# Given material
********

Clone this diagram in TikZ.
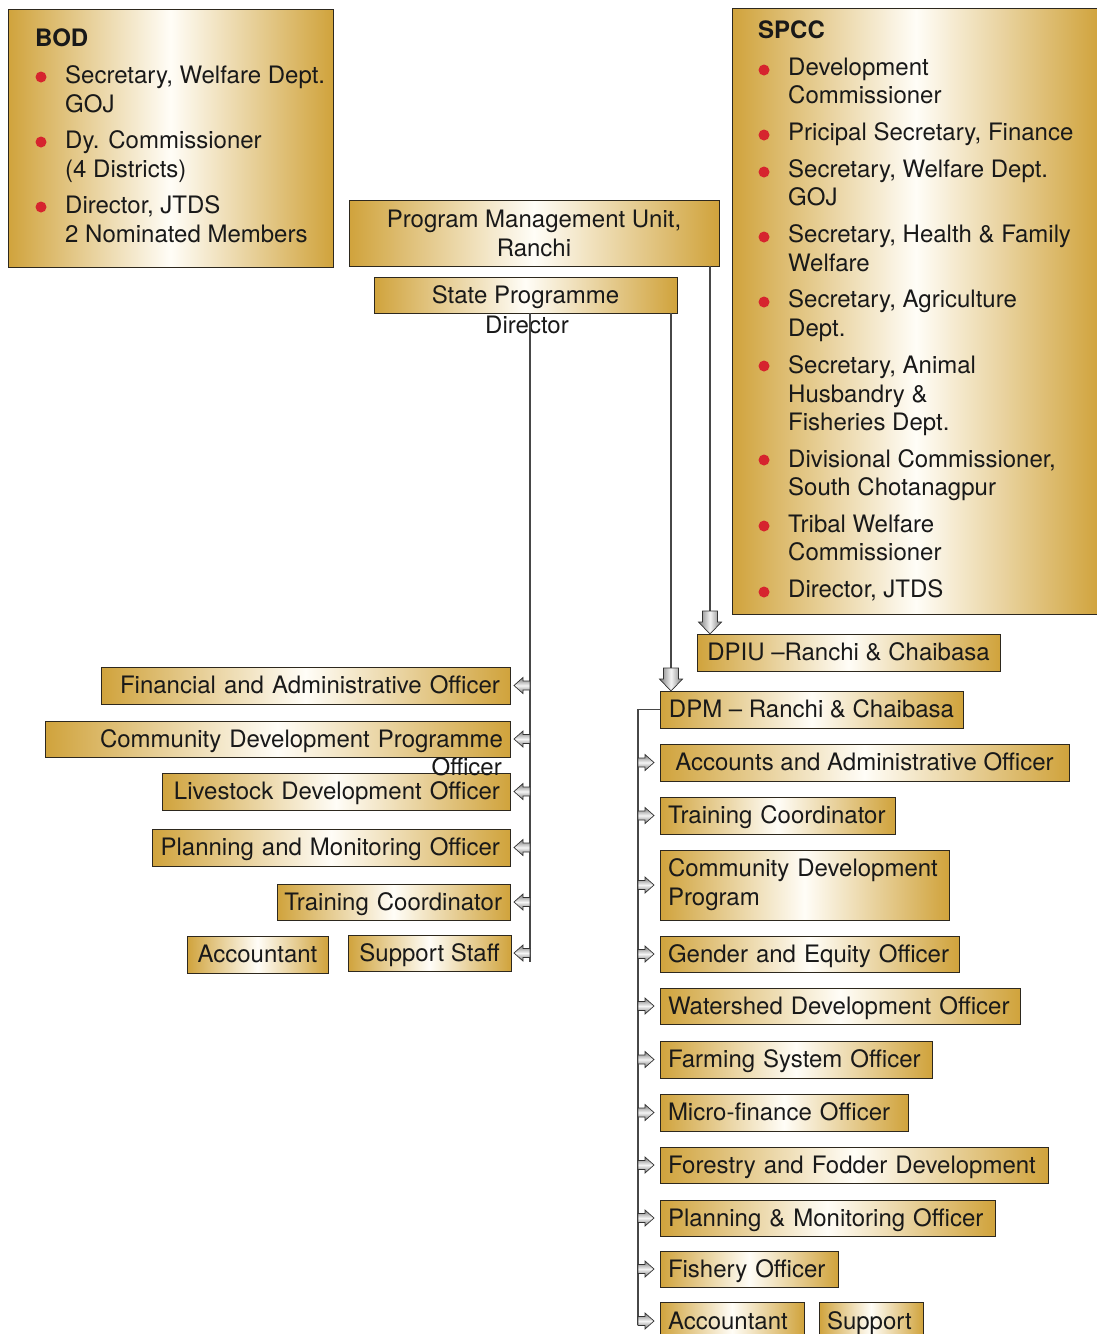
\documentclass[tikz,border=0pt]{standalone}
\usepackage{fontspec}
\setmainfont{TeX Gyre Heros}
\usetikzlibrary{calc}
\definecolor{gold}{RGB}{208,163,60}
\definecolor{goldmid}{RGB}{255,253,247}
\definecolor{txt}{RGB}{25,25,25}
\definecolor{bred}{RGB}{214,36,46}
\definecolor{frame}{RGB}{45,40,30}
\definecolor{arrdark}{RGB}{120,120,120}
\definecolor{arrlight}{RGB}{245,245,245}
\newcommand\lbl{\fontsize{24}{29}\selectfont}
\newcommand\darr[1]{\path[arrd] (#1) -- ++(-11.5,-12) -- ++(4,0) -- ++(0,-11) -- ++(15,0) -- ++(0,11) -- ++(4,0) -- cycle;}
\newcommand\larr[1]{\path[arrh] (#1) ++(0,-4.5) -- ++(-7,0) -- ++(0,-3.5) -- ++(-9,8) -- ++(9,8) -- ++(0,-3.5) -- ++(7,0) -- cycle;}
\newcommand\rarr[1]{\path[arrh] (#1) ++(0,-4.5) -- ++(7,0) -- ++(0,-3.5) -- ++(9,8) -- ++(-9,8) -- ++(0,-3.5) -- ++(-7,0) -- cycle;}
\tikzset{
  bx/.style={draw=frame, line width=0.9pt, left color=gold, right color=gold, middle color=goldmid,
             anchor=north west, inner sep=0pt, outer sep=0pt, font=\lbl, text=txt},
  lft/.style={align=right, inner xsep=10pt, text height=19pt, text depth=3pt},
  rgt/.style={align=left, inner xsep=8pt, text height=19pt, text depth=3pt},
  rgttwo/.style={align=left, inner xsep=8pt},
  ctr/.style={align=center, text height=19pt, text depth=3pt},
  ctrtwo/.style={align=center},
  lt/.style={anchor=base west, inner sep=0pt, font=\lbl, text=txt},
  conn/.style={draw=black!72, line width=1.4pt},
  arrd/.style={left color=arrdark, right color=arrdark, middle color=arrlight, draw=black!80, line width=0.7pt},
  arrh/.style={top color=arrdark, bottom color=arrdark, middle color=arrlight, draw=black!80, line width=0.7pt},
  dot/.style={fill=bred}
}
\begin{document}
\begin{tikzpicture}[x=1pt, y=-1pt]
\useasboundingbox (0,0) rectangle (1096,1334);

% ---------- BOD ----------
\node[bx, minimum width=325pt, minimum height=258pt] (bod) at (8,9) {};
\node[lt] (bodt) at (35,46) {\textbf{BOD}};
\fill[dot] (41,77) circle (5.5);
\fill[dot] (41,142) circle (5.5);
\fill[dot] (41,207) circle (5.5);
\node[lt] (bod1) at (65,83) {Secretary, Welfare Dept.};
\node[lt] (bod2) at (65,112) {GOJ};
\node[lt] (bod3) at (65,148) {Dy. Commissioner};
\node[lt] (bod4) at (65,177) {(4 Districts)};
\node[lt] (bod5) at (65,213) {Director, JTDS};
\node[lt] (bod6) at (65,242) {2 Nominated Members};

% ---------- SPCC ----------
\node[bx, minimum width=368pt, minimum height=606pt] (spcc) at (732,8) {};
\node[lt] (spt) at (758,38) {\textbf{SPCC}};
\foreach \yy in {70,135,172,237,302,366,460,526,592} \fill[dot] (764,\yy) circle (5.5);
\node[lt] (sp1) at (788,75) {Development};
\node[lt] (sp2) at (788,103) {Commissioner};
\node[lt] (sp3) at (788,140) {Pricipal Secretary, Finance};
\node[lt] (sp4) at (788,177) {Secretary, Welfare Dept.};
\node[lt] (sp5) at (788,205) {GOJ};
\node[lt] (sp6) at (788,242) {Secretary, Health \& Family};
\node[lt] (sp7) at (788,271) {Welfare};
\node[lt] (sp8) at (788,307) {Secretary, Agriculture};
\node[lt] (sp9) at (788,336) {Dept.};
\node[lt] (sp10) at (788,373) {Secretary, Animal};
\node[lt] (sp11) at (788,402) {Husbandry \&};
\node[lt] (sp12) at (788,430) {Fisheries Dept.};
\node[lt] (sp13) at (788,467) {Divisional Commissioner,};
\node[lt] (sp14) at (788,495) {South Chotanagpur};
\node[lt] (sp15) at (788,532) {Tribal Welfare};
\node[lt] (sp16) at (788,560) {Commissioner};
\node[lt] (sp17) at (788,597) {Director, JTDS};

% ---------- PMU / SPD ----------
\node[bx, ctrtwo, minimum width=370pt, minimum height=66pt] (pmu) at (349,200) {Program Management Unit,\\Ranchi};
\node[bx, ctr, minimum width=303pt, minimum height=36pt] (spd) at (374,277) {State Programme};
\node[anchor=base, inner sep=0pt, font=\lbl, text=txt] (spdd) at (527,333) {Director};

% ---------- district units ----------
\node[bx, ctr, minimum width=303pt, minimum height=37pt] (dpiu) at (697,634) {DPIU \textendash Ranchi \& Chaibasa};
\node[bx, ctr, minimum width=303pt, minimum height=37pt] (dpm) at (660,691) {DPM \textendash{} Ranchi \& Chaibasa};

% ---------- left column ----------
\node[bx, lft, minimum width=409pt, minimum height=37pt, text width=389pt] (fao) at (101,667) {\llap{Financial and Administrative Officer}};
\node[bx, lft, minimum width=465pt, minimum height=36pt, text width=451pt, inner xsep=7pt] (cdpo) at (45,721) {\llap{Community Development Programme}};
\node[bx, lft, minimum width=348pt, minimum height=37pt, text width=328pt] (lsd) at (162,773) {\llap{Livestock Development Officer}};
\node[anchor=base east, inner sep=0pt, font=\lbl, text=txt] (cdpo2) at (502,775) {Officer};
\node[bx, lft, minimum width=358pt, minimum height=37pt, text width=338pt] (pmo) at (152,829) {\llap{Planning and Monitoring Officer}};
\node[bx, lft, minimum width=233pt, minimum height=36pt, text width=217pt, inner xsep=8pt] (ltc) at (277,884) {\llap{Training Coordinator}};
\node[bx, ctr, minimum width=141pt, minimum height=37pt] (lacc) at (187,936) {Accountant};
\node[bx, ctr, minimum width=163pt, minimum height=36pt] (lsup) at (348,935) {Support Staff};

% ---------- right column ----------
\node[bx, ctr, minimum width=409pt, minimum height=37pt] (aao) at (660,744) {Accounts and Administrative Officer};
\node[bx, rgt, minimum width=235pt, minimum height=37pt, text width=219pt] (rtc) at (660,797) {\rlap{Training Coordinator}};
\node[bx, rgttwo, minimum width=289pt, minimum height=70pt, text width=273pt] (rcd) at (660,850) {Community Development\\Program};
\node[bx, rgt, minimum width=299pt, minimum height=36pt, text width=283pt] (geo) at (660,936) {\rlap{Gender and Equity Officer}};
\node[bx, rgt, minimum width=360pt, minimum height=36pt, text width=344pt] (wdo) at (660,988) {\rlap{Watershed Development Officer}};
\node[bx, rgt, minimum width=272pt, minimum height=37pt, text width=256pt] (fso) at (660,1041) {\rlap{Farming System Officer}};
\node[bx, rgt, minimum width=248pt, minimum height=37pt, text width=232pt] (mfo) at (660,1094) {\rlap{Micro-finance Officer}};
\node[bx, rgt, minimum width=388pt, minimum height=36pt, text width=372pt] (ffd) at (660,1147) {\rlap{Forestry and Fodder Development}};
\node[bx, rgt, minimum width=335pt, minimum height=36pt, text width=319pt] (rpm) at (660,1200) {\rlap{Planning \& Monitoring Officer}};
\node[bx, rgt, minimum width=178pt, minimum height=36pt, text width=162pt] (fish) at (660,1251) {\rlap{Fishery Officer}};
\node[bx, rgt, minimum width=144pt, minimum height=38pt, text width=128pt] (racc) at (660,1302) {\rlap{Accountant}};
\node[bx, rgt, minimum width=104pt, minimum height=38pt, text width=88pt] (rsup) at (819,1302) {\rlap{Support}};

% ---------- connectors ----------
% PMU -> DPIU
\coordinate (pa) at ($(dpiu.north west)+(13,0)$);
\draw[conn] (pa |- pmu.south) -- ($(pa)+(0,-23)$);
\darr{pa}
% SPD -> DPM
\coordinate (sa) at ($(dpm.north west)+(11,0)$);
\draw[conn] (sa |- spd.south) -- ($(sa)+(0,-23)$);
\darr{sa}
% SPD -> left column
\coordinate (lt0) at ($(spd.south)+(4.5,0)$);
\draw[conn] (lt0) -- ($(lt0 |- lsup.east)+(0,9)$);
\larr{lt0 |- fao.east}
\larr{lt0 |- cdpo.east}
\larr{lt0 |- lsd.east}
\larr{lt0 |- pmo.east}
\larr{lt0 |- ltc.east}
\larr{lt0 |- lsup.east}
% DPM -> right column
\coordinate (rt0) at ($(dpm.west)+(-22,0)$);
\draw[conn] (dpm.west) -- (rt0) -- ($(rt0 |- racc.west)+(0,4)$);
\rarr{rt0 |- aao.west}
\rarr{rt0 |- rtc.west}
\rarr{rt0 |- rcd.west}
\rarr{rt0 |- geo.west}
\rarr{rt0 |- wdo.west}
\rarr{rt0 |- fso.west}
\rarr{rt0 |- mfo.west}
\rarr{rt0 |- ffd.west}
\rarr{rt0 |- rpm.west}
\rarr{rt0 |- fish.west}
\rarr{rt0 |- racc.west}
\end{tikzpicture}
\end{document}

********

# Required task
Write out an exact copy of the listing, first line through the line containing "(0,0) rectangle (1096,1334);", with the pictures left out.

# Answer for this exercise
Clone this diagram in TikZ.
\documentclass[tikz,border=0pt]{standalone}
\usepackage{fontspec}
\setmainfont{TeX Gyre Heros}
\usetikzlibrary{calc}
\definecolor{gold}{RGB}{208,163,60}
\definecolor{goldmid}{RGB}{255,253,247}
\definecolor{txt}{RGB}{25,25,25}
\definecolor{bred}{RGB}{214,36,46}
\definecolor{frame}{RGB}{45,40,30}
\definecolor{arrdark}{RGB}{120,120,120}
\definecolor{arrlight}{RGB}{245,245,245}
\newcommand\lbl{\fontsize{24}{29}\selectfont}
\newcommand\darr[1]{\path[arrd] (#1) -- ++(-11.5,-12) -- ++(4,0) -- ++(0,-11) -- ++(15,0) -- ++(0,11) -- ++(4,0) -- cycle;}
\newcommand\larr[1]{\path[arrh] (#1) ++(0,-4.5) -- ++(-7,0) -- ++(0,-3.5) -- ++(-9,8) -- ++(9,8) -- ++(0,-3.5) -- ++(7,0) -- cycle;}
\newcommand\rarr[1]{\path[arrh] (#1) ++(0,-4.5) -- ++(7,0) -- ++(0,-3.5) -- ++(9,8) -- ++(-9,8) -- ++(0,-3.5) -- ++(-7,0) -- cycle;}
\tikzset{
  bx/.style={draw=frame, line width=0.9pt, left color=gold, right color=gold, middle color=goldmid,
             anchor=north west, inner sep=0pt, outer sep=0pt, font=\lbl, text=txt},
  lft/.style={align=right, inner xsep=10pt, text height=19pt, text depth=3pt},
  rgt/.style={align=left, inner xsep=8pt, text height=19pt, text depth=3pt},
  rgttwo/.style={align=left, inner xsep=8pt},
  ctr/.style={align=center, text height=19pt, text depth=3pt},
  ctrtwo/.style={align=center},
  lt/.style={anchor=base west, inner sep=0pt, font=\lbl, text=txt},
  conn/.style={draw=black!72, line width=1.4pt},
  arrd/.style={left color=arrdark, right color=arrdark, middle color=arrlight, draw=black!80, line width=0.7pt},
  arrh/.style={top color=arrdark, bottom color=arrdark, middle color=arrlight, draw=black!80, line width=0.7pt},
  dot/.style={fill=bred}
}
\begin{document}
\begin{tikzpicture}[x=1pt, y=-1pt]
\useasboundingbox (0,0) rectangle (1096,1334);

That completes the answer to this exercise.